┌──
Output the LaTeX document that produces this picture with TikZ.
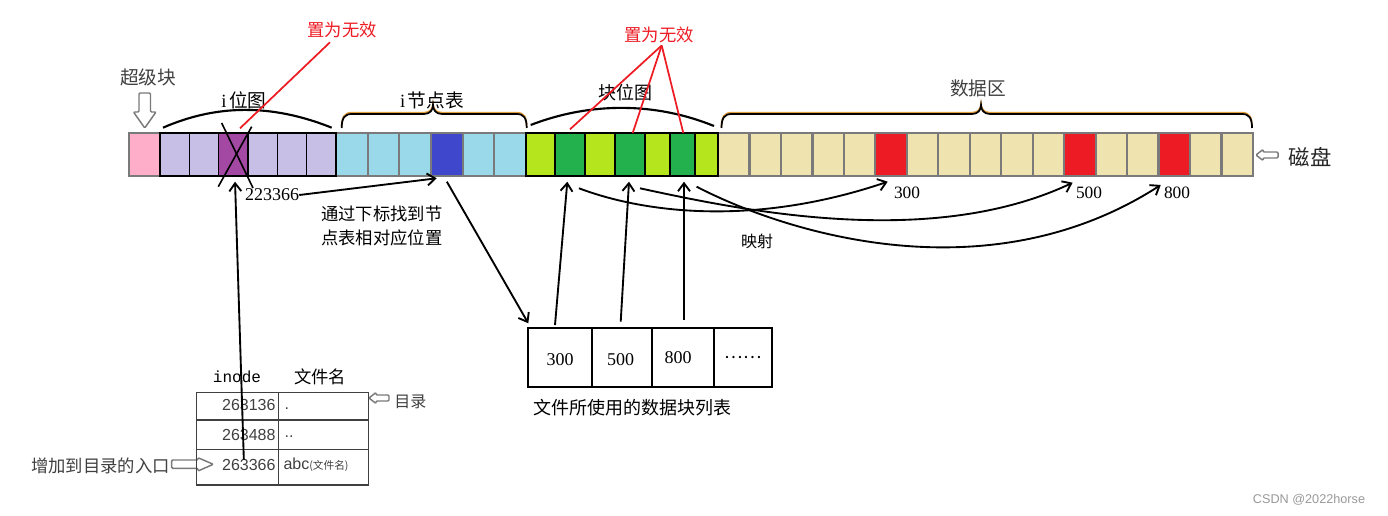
\documentclass[tikz,border=0pt]{standalone}
\usepackage{fontspec}
\setmainfont{Liberation Serif}
\setsansfont{Liberation Sans}
\setmonofont{Liberation Mono}
\newfontfamily\cjk{Noto Sans CJK SC}
\usetikzlibrary{arrows.meta,calc}
\newdimen\pxu \pxu=0.75pt
\definecolor{pinkc}{HTML}{FFAEC9}
\definecolor{lavc}{HTML}{C8BFE7}
\definecolor{purpc}{HTML}{A349A4}
\definecolor{lbluec}{HTML}{99D9EA}
\definecolor{dbluec}{HTML}{3F48CC}
\definecolor{limec}{HTML}{B5E61D}
\definecolor{greenc}{HTML}{22B14C}
\definecolor{beigec}{HTML}{EFE4B0}
\definecolor{redc}{HTML}{ED1C24}
\definecolor{bracec}{HTML}{E39A3B}
\definecolor{shadec}{HTML}{7A7A7A}
\definecolor{txtgray}{HTML}{404040}
\newcommand\mybrace[3]{(#1,128) .. controls (#1,118) and ({#1+3},114) .. ({#1+10},114) -- ({#2-9},114) .. controls ({#2-3},114) and (#2,110) .. (#2,105) .. controls (#2,110) and ({#2+3},114) .. ({#2+9},114) -- ({#3-10},114) .. controls ({#3-3},114) and (#3,118) .. (#3,128)}
\tikzset{
  cellbase/.style={inner sep=0pt, outer sep=0pt, anchor=north west, minimum height=43*\pxu},
  graycell/.style={cellbase, draw=shadec, line width=1.7pt},
  blackcell/.style={cellbase, draw=black, line width=1.1pt},
  tcell/.style={inner sep=0pt, outer sep=0pt, anchor=north west, draw=txtgray, line width=1pt},
  listcell/.style={inner sep=0pt, outer sep=0pt, anchor=north west, draw=black, line width=1.4pt, minimum height=58.4*\pxu},
  arr/.style={-{Straight Barb[length=6pt,width=9pt]}, line width=1.4pt},
  redln/.style={draw=redc, line width=1.3pt},
  hump/.style={line width=1.6pt},
  bracesh/.style={draw=bracec, line width=1.2pt},
  bracemain/.style={draw=black, line width=1.3pt},
  hollow/.style={draw=shadec, fill=white, line width=1.1pt, rounded corners=0.8pt},
  zh/.style={font=\cjk\fontsize{#1}{#1}\selectfont, inner sep=0pt},
  numf/.style={font=\fontsize{13}{13}\selectfont, inner sep=0pt},
  tnum/.style={font=\sffamily\fontsize{12}{12}\selectfont, text=txtgray, inner sep=0pt},
}
\begin{document}
\begin{tikzpicture}[x=0.75pt,y=-0.75pt]
\useasboundingbox[fill=white] (0,0) rectangle (1388,516);

% ---- disk strip: gray-bordered cells ----
\node[graycell, fill=pinkc, minimum width=31*\pxu] (sb) at (129,133) {};
\foreach \i in {1,...,6}{
  \pgfmathsetmacro\xx{336+(\i-1)*31.67}
  \ifnum\i=4 \def\cc{dbluec}\else\def\cc{lbluec}\fi
  \node[graycell, fill=\cc, minimum width=31.67*\pxu] (it\i) at (\xx,133) {};
}
\foreach \i in {1,...,17}{
  \pgfmathsetmacro\xx{718+(\i-1)*31.47}
  \def\cc{beigec}
  \ifnum\i=6 \def\cc{redc}\fi
  \ifnum\i=12 \def\cc{redc}\fi
  \ifnum\i=15 \def\cc{redc}\fi
  \node[graycell, fill=\cc, minimum width=31.47*\pxu] (d\i) at (\xx,133) {};
}
% ---- i bitmap ----
\foreach \i in {1,...,6}{
  \pgfmathsetmacro\xx{160+(\i-1)*29.33}
  \ifnum\i=3 \def\cc{purpc}\else\def\cc{lavc}\fi
  \node[blackcell, fill=\cc, minimum width=29.33*\pxu] (ib\i) at (\xx,133) {};
}
\draw[line width=1.6pt] (ib1.north west) rectangle (ib6.south east);
% ---- block bitmap ----
\foreach \a/\b/\cc [count=\i] in {526/555/limec,555/585/greenc,585/615/limec,615/645/greenc,645/670/limec,670/695/greenc,695/718/limec}{
  \node[blackcell, fill=\cc, minimum width={(\b-\a)*\pxu}] (bb\i) at (\a,133) {};
}
\draw[line width=1.6pt] (bb1.north west) rectangle (bb7.south east);

% cross on the purple cell
\draw[line width=1.2pt] ($(ib3.north west)+(3,-10)$) -- ($(ib3.south east)+(5,12)$);
\draw[line width=1.2pt] ($(ib3.north east)+(3.7,-6.3)$) -- ($(ib3.south west)+(-0.4,10.7)$);

% humps and braces
\draw[hump] (163,127.7) .. controls (215,105) and (270,103) .. (331.7,127.7);
\draw[hump] (530.7,125) .. controls (590,102) and (655,102) .. (714,126);
\draw[bracesh, yshift=1pt] \mybrace{341.7}{433}{526.7};
\draw[bracemain] \mybrace{341.7}{433}{526.7};
\draw[bracesh, yshift=1pt] \mybrace{721.5}{981}{1252};
\draw[bracemain] \mybrace{721.5}{981}{1252};

% labels above
\node[zh=14, text=txtgray] (tsb) at (148,77) {超级块};
\node[zh=14] (tib) at (244,100) {{\rmfamily i}\hspace{2pt}位图};
\node[zh=14] (tit) at (432,100) {{\rmfamily i}\hspace{2pt}节点表};
\node[zh=13.5] (tbb) at (625,93) {块位图};
\node[zh=14, text=txtgray] (tdz) at (978,88) {数据区};
\node[zh=16, text=black!85] (tcp) at (1310,157) {磁盘};
\node[zh=13, text=redc] (rt1) at (342,30) {置为无效};
\node[zh=13, text=redc] (rt2) at (659,35) {置为无效};

% red lines
\draw[redln] ($(rt1.south)+(-12,4)$) -- ($(ib3.north)+(6.7,-4.7)$);
\draw[redln] ($(rt2.south)+(2.7,2.2)$) -- ($(bb2.north)+(0,-3.7)$);
\draw[redln] ($(rt2.south)+(2.7,2.2)$) -- ($(bb4.north)+(2.7,0)$);
\draw[redln] ($(rt2.south)+(2.7,2.2)$) -- ($(bb6.north)+(0.8,0)$);

% hollow pointer arrows
\draw[hollow] (139,93) -- (150.5,93) -- (150.5,112) -- (156,112) -- (144.75,128) -- (133.5,112) -- (139,112) -- cycle;
\draw[hollow] (1256,155) -- (1263,149.5) -- (1263,152) -- (1278,152) -- (1278,158) -- (1263,158) -- (1263,160.5) -- cycle;
\draw[hollow] (369,398) -- (376,392.5) -- (376,395) -- (389,395) -- (389,401) -- (376,401) -- (376,403.5) -- cycle;
\draw[hollow] (171.7,460) -- (198,460) -- (198,457.7) -- (213.3,464.3) -- (198,471) -- (198,468.3) -- (171.7,468.3) -- cycle;

% middle labels
\node[font=\fontsize{13.5}{13.5}\selectfont, inner sep=0pt] (n223) at (272,195) {223366};
\node[font=\cjk\fontsize{13}{17.5}\selectfont, align=left, anchor=north west, inner sep=0pt] (tg) at (321,206) {通过下标找到节\\点表相对应位置};
\node[zh=12] (ys) at (757,241) {映射};
\node[numf] (l300) at (907,193) {300};
\node[numf] (l500) at (1089,192.5) {500};
\node[numf] (l800) at (1177,192.5) {800};

% block list
\foreach \a/\b [count=\i] in {528.3/592.3, 592.3/652.3, 652.3/714.3, 714.3/771.7}{
  \node[listcell, minimum width={(\b-\a)*\pxu}] (L\i) at (\a,328.3) {};
}
\node[font=\fontsize{13.5}{13.5}\selectfont, inner sep=0pt] (lv1) at (560,360) {300};
\node[font=\fontsize{13.5}{13.5}\selectfont, inner sep=0pt] (lv2) at (620.5,360) {500};
\node[font=\fontsize{13.5}{13.5}\selectfont, inner sep=0pt] (lv3) at (678,358) {800};
\node[font=\cjk\fontsize{13}{13}\selectfont, inner sep=0pt] (lv4) at (743,358) {……};
\node[zh=13.5] (lt) at (632,408) {文件所使用的数据块列表};

% directory table
\node[font=\ttfamily\fontsize{12}{12}\selectfont, inner sep=0pt] (hin) at (237,377) {inode};
\node[zh=13] (hfn) at (320,377) {文件名};
\node[tcell, minimum width=81.6*\pxu, minimum height=27.7*\pxu] (t11) at (196.7,392.3) {};
\node[tcell, minimum width=90*\pxu, minimum height=27.7*\pxu] (t12) at (278.3,392.3) {};
\node[tcell, minimum width=81.6*\pxu, minimum height=29.3*\pxu] (t21) at (196.7,420) {};
\node[tcell, minimum width=90*\pxu, minimum height=29.3*\pxu] (t22) at (278.3,420) {};
\node[tcell, minimum width=81.6*\pxu, minimum height=35.7*\pxu] (t31) at (196.7,449.3) {};
\node[tcell, minimum width=90*\pxu, minimum height=35.7*\pxu] (t32) at (278.3,449.3) {};
\node[tnum, anchor=east] (v1) at ($(t11.east)+(-2.5,-1)$) {263136};
\node[tnum, anchor=east] (v2) at ($(t21.east)+(-2.5,0.5)$) {263488};
\node[tnum, anchor=east] (v3) at ($(t31.east)+(-2.5,-2.5)$) {263366};
\node[tnum, anchor=west] (f1) at ($(t12.west)+(6,2)$) {.};
\node[tnum, anchor=west] (f2) at ($(t22.west)+(6,2)$) {..};
\node[tnum, anchor=west] (f3) at ($(t32.west)+(5,-2)$) {abc{\cjk\fontsize{8}{8}\selectfont (文件名)}};
\node[zh=12, text=txtgray, anchor=west] (tml) at (394,402) {目录};
\node[zh=13, text=txtgray, anchor=east] (rk) at (170,466) {增加到目录的入口};

% connectors
\draw[arr] (n223.east) -- ($(it4.south west)+(5.7,2.3)$);
\draw[arr] ($(it4.south)+(0,5.7)$) -- ($(L1.north west)+(0,-5)$);
\draw[arr] ($(v3.north)+(-5,1)$) -- ($(ib3.south)+(1.7,5.7)$);
\draw[arr] ($(L1.north)+(-5.3,-3.3)$) -- ($(bb2.south)+(-2.7,5.7)$);
\draw[arr] ($(L2.north)+(-1.6,-6.6)$) -- ($(bb4.south)+(-1,5.7)$);
\draw[arr] ($(L3.north)+(0.7,-8.3)$) -- ($(bb6.south)+(1.5,5.7)$);
\draw[arr] ($(bb2.south)+(9,12.3)$) .. controls (650,215) and (760,225) .. ($(d6.south)+(-3.4,5.7)$);
\draw[arr] ($(bb4.south)+(10,12.3)$) .. controls (740,210) and (930,250) .. ($(d12.south)+(-7.3,6.7)$);
\draw[arr] ($(bb7.south)+(-9.9,10.7)$) .. controls (790,235) and (990,295) .. ($(d15.south)+(-13.6,9)$);

% watermark
\node[font=\sffamily\fontsize{9.5}{9.5}\selectfont, text=gray!80, inner sep=0pt] (wm) at (1309,500) {CSDN @2022horse};
\end{tikzpicture}
\end{document}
└──
**What you will do:** Repeat the lines above, starting at the first and stopping after the line that holds "(0,0) rectangle (1388,516);", with the pictures left out.

**Solution for this exercise:**
Output the LaTeX document that produces this picture with TikZ.
\documentclass[tikz,border=0pt]{standalone}
\usepackage{fontspec}
\setmainfont{Liberation Serif}
\setsansfont{Liberation Sans}
\setmonofont{Liberation Mono}
\newfontfamily\cjk{Noto Sans CJK SC}
\usetikzlibrary{arrows.meta,calc}
\newdimen\pxu \pxu=0.75pt
\definecolor{pinkc}{HTML}{FFAEC9}
\definecolor{lavc}{HTML}{C8BFE7}
\definecolor{purpc}{HTML}{A349A4}
\definecolor{lbluec}{HTML}{99D9EA}
\definecolor{dbluec}{HTML}{3F48CC}
\definecolor{limec}{HTML}{B5E61D}
\definecolor{greenc}{HTML}{22B14C}
\definecolor{beigec}{HTML}{EFE4B0}
\definecolor{redc}{HTML}{ED1C24}
\definecolor{bracec}{HTML}{E39A3B}
\definecolor{shadec}{HTML}{7A7A7A}
\definecolor{txtgray}{HTML}{404040}
\newcommand\mybrace[3]{(#1,128) .. controls (#1,118) and ({#1+3},114) .. ({#1+10},114) -- ({#2-9},114) .. controls ({#2-3},114) and (#2,110) .. (#2,105) .. controls (#2,110) and ({#2+3},114) .. ({#2+9},114) -- ({#3-10},114) .. controls ({#3-3},114) and (#3,118) .. (#3,128)}
\tikzset{
  cellbase/.style={inner sep=0pt, outer sep=0pt, anchor=north west, minimum height=43*\pxu},
  graycell/.style={cellbase, draw=shadec, line width=1.7pt},
  blackcell/.style={cellbase, draw=black, line width=1.1pt},
  tcell/.style={inner sep=0pt, outer sep=0pt, anchor=north west, draw=txtgray, line width=1pt},
  listcell/.style={inner sep=0pt, outer sep=0pt, anchor=north west, draw=black, line width=1.4pt, minimum height=58.4*\pxu},
  arr/.style={-{Straight Barb[length=6pt,width=9pt]}, line width=1.4pt},
  redln/.style={draw=redc, line width=1.3pt},
  hump/.style={line width=1.6pt},
  bracesh/.style={draw=bracec, line width=1.2pt},
  bracemain/.style={draw=black, line width=1.3pt},
  hollow/.style={draw=shadec, fill=white, line width=1.1pt, rounded corners=0.8pt},
  zh/.style={font=\cjk\fontsize{#1}{#1}\selectfont, inner sep=0pt},
  numf/.style={font=\fontsize{13}{13}\selectfont, inner sep=0pt},
  tnum/.style={font=\sffamily\fontsize{12}{12}\selectfont, text=txtgray, inner sep=0pt},
}
\begin{document}
\begin{tikzpicture}[x=0.75pt,y=-0.75pt]
\useasboundingbox[fill=white] (0,0) rectangle (1388,516);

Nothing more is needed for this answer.